NAGT > Publications > In the Trenches > Issues > In the Trenches - July 2017 > ONLINE EXTRA: Don't Be Afraid of the Dark

ONLINE EXTRA: Don't Be Afraid of the Dark

ANGELA SPECK, director of astronomy, University of Missouri, Columbia, Missouri

On August 21 there will be a total solar eclipse visible from a vast swath of the USA. Approximately 12 million people live within the path of totality (from which the TOTAL eclipse can be seen); the entire nation gets a significant partial eclipse that day. The last time the US had a total solar eclipse was in 1991, but that was only visible from Hawaii. The last time a total solar eclipse was visible from the continental US was 1979, and then only in the northwestern-most states. This will be the first total solar eclipse to cross the entire continent since 1918 and the first to be visible from ONLY the US since before the US became a country.

The upcoming total solar eclipse provides great opportunities for engaging kids in all aspects for science, from solar physics to atmospheric science to how life responds to darkness. However, there is still much misinformation floating around about what we can see and otherwise experience, when it is safe to look and even whether it is safe to be outdoors. Here, I explore the myths about safety and danger during a total eclipse of the Sun.

Ancient cultures have many stories about the causes and dangers of eclipses. There are also modern myths; some even make it into textbooks. For instance, there is a myth about it being dangerous to view the Sun's corona (outer atmosphere), which is only visible during totality (the total phase of the eclipse, when the main bright disk of the Sun is completely blocked.). Adults from Washington State, now in their forties and fifties, even tell stories of how they were denied the opportunity to watch the total solar eclipse in 1979. Some kids hid under desks in classrooms with blackout curtains drawn, as if any sunlight on them would be damaging. This was perhaps due to the myth that the Moon can somehow focus the light of the Sun during an eclipse, making the light even more intense than usual. Fear kept people indoors and they watched the event on TV.

In truth, a solar eclipse day is not more dangerous than a normal day. The focusing of sunlight is said to be caused by the Moon's atmosphere; however, the Moon does not have an atmosphere; the Moon simply blocks the sunlight. No focusing occurs.

During a solar eclipse, the Moon is lined up in front of the Sun, blocking our view of the Sun and stopping its light from reaching a small area of the Earth's surface. The moon is no closer to Earth and no closer to the Sun than on any other day (within the normal range of variation). The Moon and the Sun are in the same direction, but just as one can block out a distant bonfire using one's thumb, there is no dangerous relationship between the Moon and the Sun at the moment of eclipse.

Temporarily blocking sunlight from reaching a fraction of the Earth's surface does have some interesting effects: it goes dark, we see stars during the day, it gets colder, air currents are generated, animals and plants react to the reduction in light, and solar power plants have reduced power generation.

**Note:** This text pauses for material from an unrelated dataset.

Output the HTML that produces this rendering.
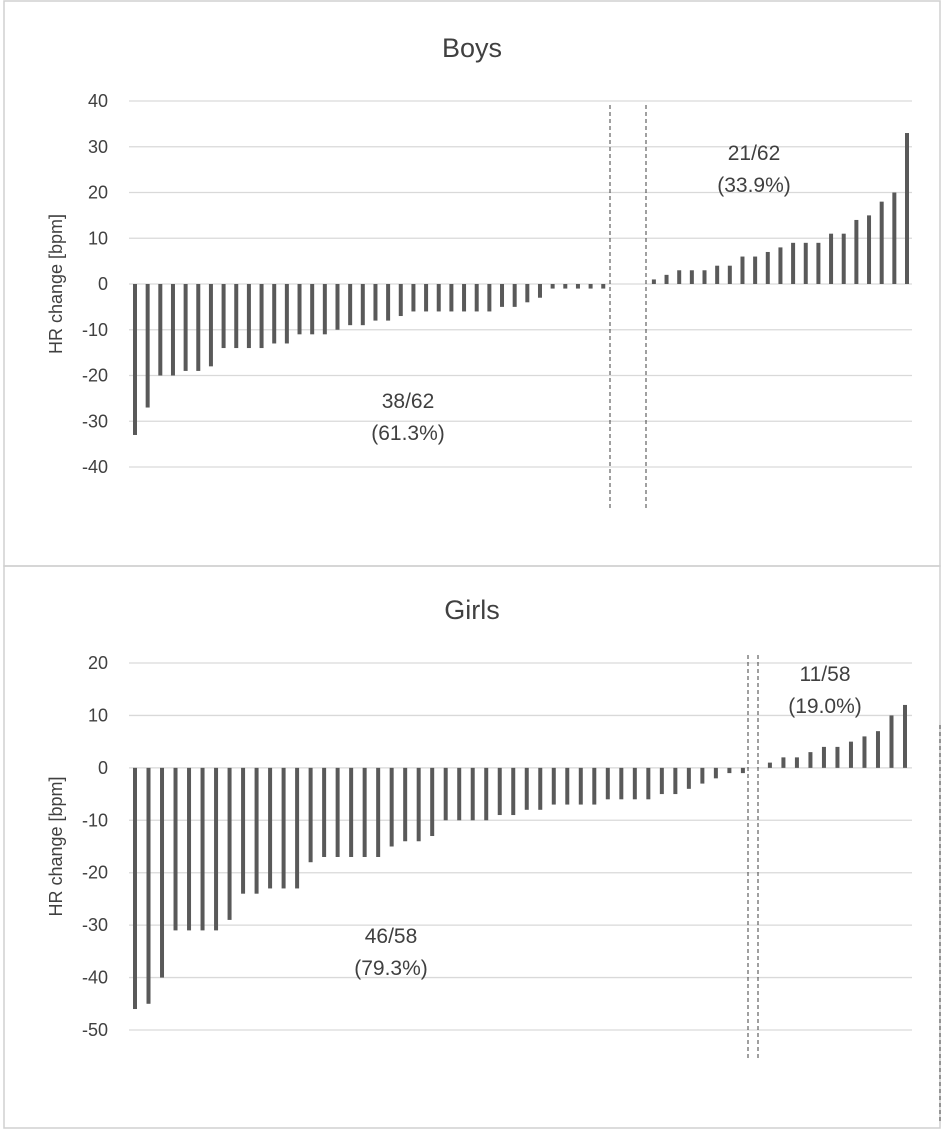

However, the action of the Moon blocking sunlight is not intrinsically dangerous.

Unfortunately, there are some real dangers associated with viewing an eclipse. On any normal day we know we should not stare at the Sun; we know that the Sun's light is strong enough to do damage. This is true every day. Most days, we have no incentive to stare at the Sun, but during eclipses, we actually want to look. It is not that staring at the Sun is more dangerous during an eclipse – it is just as dangerous as any other day – but, since we want to look at the Sun in an eclipse, we need to have safe methods for watching.

The only time it is completely safe to stare at Sun is during totality, to view the Sun's corona. At this time, the light emitted is only about as bright as a full moon and will not damage your eyes. Myths about the safety of viewing the corona may have originated from the fact that we cannot see the corona outside of a solar eclipse. This led to the belief that the corona is created by the eclipse, and something to be feared. However, the corona is always present, and the reason we can't usually see it is because it is very faint compared to the main bright disk of the Sun and so remains hidden except during a total solar eclipse. Although the corona is very hot (~2 million Fahrenheit!) and emits X-rays and ultraviolet light, the corona is not dangerous to life on Earth because our atmosphere protects us.

On the day of the Great American Eclipse, keep in mind that although the Sun's rays are no more intense than on any other day, the only time to safely watch the event without any special equipment is during totality.

During the partial eclipse phase, as the Moon transits across the face of the Sun and part of the main bright disk is still visible, the Sun is too bright to view without protection, just like on any other day.

So go and watch the eclipse. View it safely. And don't be afraid of the dark.